2. The Location of the Ancient North Moat (the Fosse)
Traditional renderings show a deep, filled-in fosse (moat), north of the Temple Mount, lying south of the Antonia Fortress, between the fortress and the Temple Mount.
According to ancient sources, however, the Antonia Fortress and the Temple Mount were adjacent to each other. The moat should be to the north of the Tower for protection, placing the Antonia about where the Dome of the Rock stands today! End quote
The Straight Joint
From the south-east corner of the present-day Temple Mount, the eastern wall shows Herodian masonry for some 106 feet. At that point a seam, or straight joint, is visible, to the north of which Hasmonean masonry appears followed by the oldest masonry believed to perhaps be that of Hezekiah. All of the upper courses of the wall are muslim.
The Secret Passage
THE ANTIQUITIES OF THE JEWS
Book 15, Chapter 11
7. There was also an occult (underground) passage built for the king; it led from Antonia to the inner temple, at its eastern gate; over which he also erected for himself a tower, that he might have the opportunity of a subterraneous ascent to the temple, in order to guard against any sedition which might be made by the people against their kings.

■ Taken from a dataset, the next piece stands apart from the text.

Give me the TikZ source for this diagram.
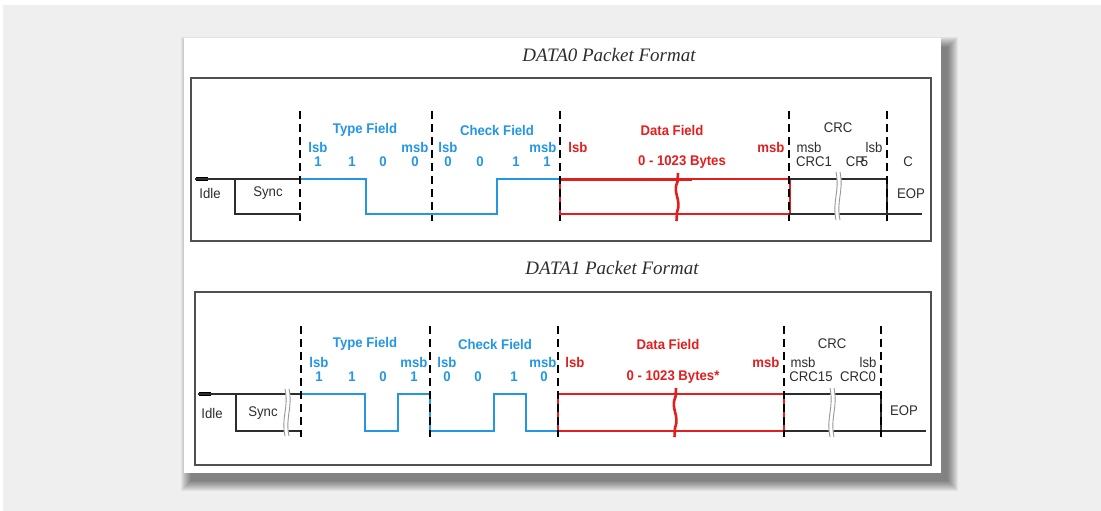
\documentclass[tikz,border=0pt]{standalone}
\usepackage{fontspec}
\setmainfont{Liberation Serif}
\newfontfamily\labelfont[FakeStretch=0.94]{Liberation Sans}

\definecolor{panelgray}{RGB}{239,239,239}
\definecolor{fieldblue}{RGB}{35,150,230}
\definecolor{fieldred}{RGB}{226,30,30}
\definecolor{ink}{RGB}{45,45,45}
\definecolor{framegray}{RGB}{80,80,80}
\definecolor{breakgray}{RGB}{150,150,150}

% a wavy "gap" mark that interrupts the signal lines: x, top y, height
\newcommand\waveBreak[3]{%
  \begin{scope}[shift={(#1,#2)}]
    \draw[white,line width=4.5pt] (0,0) .. controls (4,{#3*0.4}) and (-4,{#3*0.6}) .. (0,#3);
    \draw[breakgray,line width=.9pt,xshift=-2pt] (0,0) .. controls (4,{#3*0.4}) and (-4,{#3*0.6}) .. (0,#3);
    \draw[breakgray,line width=.9pt,xshift=2pt] (0,0) .. controls (4,{#3*0.4}) and (-4,{#3*0.6}) .. (0,#3);
  \end{scope}}

% the red elision mark across the data field: x, top y, height
\newcommand\dataBreak[3]{%
  \begin{scope}[shift={(#1,#2)}]
    \draw[fieldred,line width=2.6pt] (1,0) -- (0.5,{#3*0.18}) .. controls (-5,{#3*0.42}) and (5,{#3*0.55}) .. (0,{#3*0.82}) -- (-0.5,#3);
  \end{scope}}

\tikzset{
  sig/.style={line width=1.8pt, line join=miter, line cap=rect},
  bluesig/.style={sig, draw=fieldblue},
  redsig/.style={sig, draw=fieldred, line width=2.2pt},
  blacksig/.style={sig, draw=ink},
  idlesig/.style={draw=black, line width=3.5pt},
  divider/.style={draw=black, line width=2.8pt, dash pattern=on 8pt off 5pt},
  panel/.style={draw=framegray, line width=1.6pt},
  lbl/.style={inner sep=0pt, font=\labelfont\fontsize{14}{16}\selectfont, text=ink},
  blbl/.style={inner sep=0pt, font=\labelfont\bfseries\fontsize{14}{16}\selectfont, text=fieldblue},
  rlbl/.style={blbl, text=fieldred},
  title/.style={inner sep=0pt, font=\itshape\fontsize{19}{21}\selectfont, text=ink}
}

\begin{document}
\begin{tikzpicture}[x=1pt,y=-1pt]
\useasboundingbox (0,0) rectangle (1101,511);
\fill[white] (0,0) rectangle (1101,511);
\fill[panelgray] (3,5) rectangle (1101,511);

% soft drop shadow behind the card
\foreach \e in {10,9,...,0}
  \fill[black,opacity=0.05] ({191-\e},{47-\e}) rectangle ({948+\e},{481+\e});
\fill[white] (184,38) rectangle (941,473);

% ---------------- DATA0 ----------------
\node[title] (t0) at (609,55) {DATA0 Packet Format};
\draw[panel] (191,78) rectangle (931,241);

\coordinate (a0) at (196,179);
\draw[idlesig] (a0) -- ++(12,0);
\draw[blacksig] (a0) -- (300,179);
\draw[blacksig] (235,179) -- (235,214) -- (300,214);

\draw[bluesig] (300,179) -- (366,179) -- (366,214) -- (497,214) -- (497,179) -- (560,179);
\draw[redsig] (560,179) rectangle (790,214);
\draw[fieldred,line width=3pt] (560,179) -- (692,179);
\dataBreak{677}{173}{48}
\draw[blacksig] (790,179) -- (887,179) -- (887,214);
\draw[blacksig] (790,214) -- (921,214);
\waveBreak{838}{172}{48}

\foreach \x in {300,432,560,789,887}
  \draw[divider] (\x,111) -- (\x,221);

\node[lbl] (idle0) at (210,193) {Idle};
\node[lbl] (sync0) at (268,193) {Sync};

\node[blbl] (type0) at (365,130) {Type Field};
\node[blbl] at (318,147) {lsb};
\node[blbl] at (415,147) {msb};
\node[blbl] at (318,162) {1};
\node[blbl] at (352,162) {1};
\node[blbl] at (383,162) {0};
\node[blbl] at (415,162) {0};

\node[blbl] (check0) at (497,130) {Check Field};
\node[blbl] at (448,147) {lsb};
\node[blbl] at (543,147) {msb};
\node[blbl] at (448,162) {0};
\node[blbl] at (480,162) {0};
\node[blbl] at (516,162) {1};
\node[blbl] at (547,162) {1};

\node[rlbl] (data0) at (672,130) {Data Field};
\node[rlbl] at (578,147) {lsb};
\node[rlbl] at (771,147) {msb};
\node[rlbl] at (682,162) {0 - 1023 Bytes};

\node[lbl] (crc0) at (838,128) {CRC};
\node[lbl] at (809,147) {msb};
\node[lbl] at (874,147) {lsb};
\node[lbl] at (814,162) {CRC1};
\node[lbl] at (857,162) {CR\kern-4pt 5};
\node[lbl] at (908,162) {C};
\node[lbl] (eop0) at (911,194) {EOP};

% ---------------- DATA1 ----------------
\node[title] (t1) at (612,268) {DATA1 Packet Format};
\draw[panel] (195,292) rectangle (931,465);

\coordinate (a1) at (199,394);
\draw[idlesig] (a1) -- ++(12,0);
\draw[blacksig] (a1) -- (301,394);
\draw[blacksig] (236,394) -- (236,431) -- (301,431);
\waveBreak{287}{389}{47}

\draw[bluesig] (301,394) -- (365,394) -- (365,431) -- (398,431) -- (398,394) -- (430,394)
  -- (430,431) -- (494,431) -- (494,394) -- (526,394) -- (526,431) -- (558,431);
\draw[redsig] (558,394) rectangle (784,431);
\dataBreak{675}{388}{49}
\draw[blacksig] (784,394) -- (881,394) -- (881,431);
\draw[blacksig] (784,431) -- (925,431);
\waveBreak{832}{388}{49}

\foreach \x in {301,430,558,784,881}
  \draw[divider] (\x,326) -- (\x,437);

\node[lbl] (idle1) at (212,413) {Idle};
\node[lbl] (sync1) at (263,413) {Sync};

\node[blbl] (type1) at (365,344) {Type Field};
\node[blbl] at (319,362) {lsb};
\node[blbl] at (414,362) {msb};
\node[blbl] at (319,377) {1};
\node[blbl] at (352,377) {1};
\node[blbl] at (383,377) {0};
\node[blbl] at (414,377) {1};

\node[blbl] (check1) at (495,344) {Check Field};
\node[blbl] at (447,362) {lsb};
\node[blbl] at (543,362) {msb};
\node[blbl] at (447,377) {0};
\node[blbl] at (478,377) {0};
\node[blbl] at (514,377) {1};
\node[blbl] at (544,377) {0};

\node[rlbl] (data1) at (668,344) {Data Field};
\node[rlbl] at (575,362) {lsb};
\node[rlbl] at (766,362) {msb};
\node[rlbl] at (673,377) {0 - 1023 Bytes*};

\node[lbl] (crc1) at (832,344) {CRC};
\node[lbl] at (803,362) {msb};
\node[lbl] at (868,362) {lsb};
\node[lbl] at (811,377) {CRC15};
\node[lbl] at (858,377) {CRC0};
\node[lbl] (eop1) at (904,411) {EOP};
\end{tikzpicture}
\end{document}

Warren's Description of a passage
Cistern No. V, under platform to the south-east of the "Dome of the Rock," descended; 48 feet deep, 2 feet water. This cistern has a curious cruciform shape; at the eastern end a low doorway cut in the rock leads to a flight of steps, which after ascending some distance in a southerly direction, turns sharp off to the east, and communicates with a subterranean passage; the passage is covered by a semicircular vault, and at its entrance to the cistern are the remains of a doorway; on the floor there was a thick slimy deposit, and a few yards beyond the doorway the opening was blocked up by earth; there are two openings to the cistern in use and one closed, below one of the former a rough basin has been made to collect the water from the different branches. No conduit could be seen entering the cistern; the roof of the south-eastern branch is of rock, but there was not sufficient light to see what that of the other portion was made of.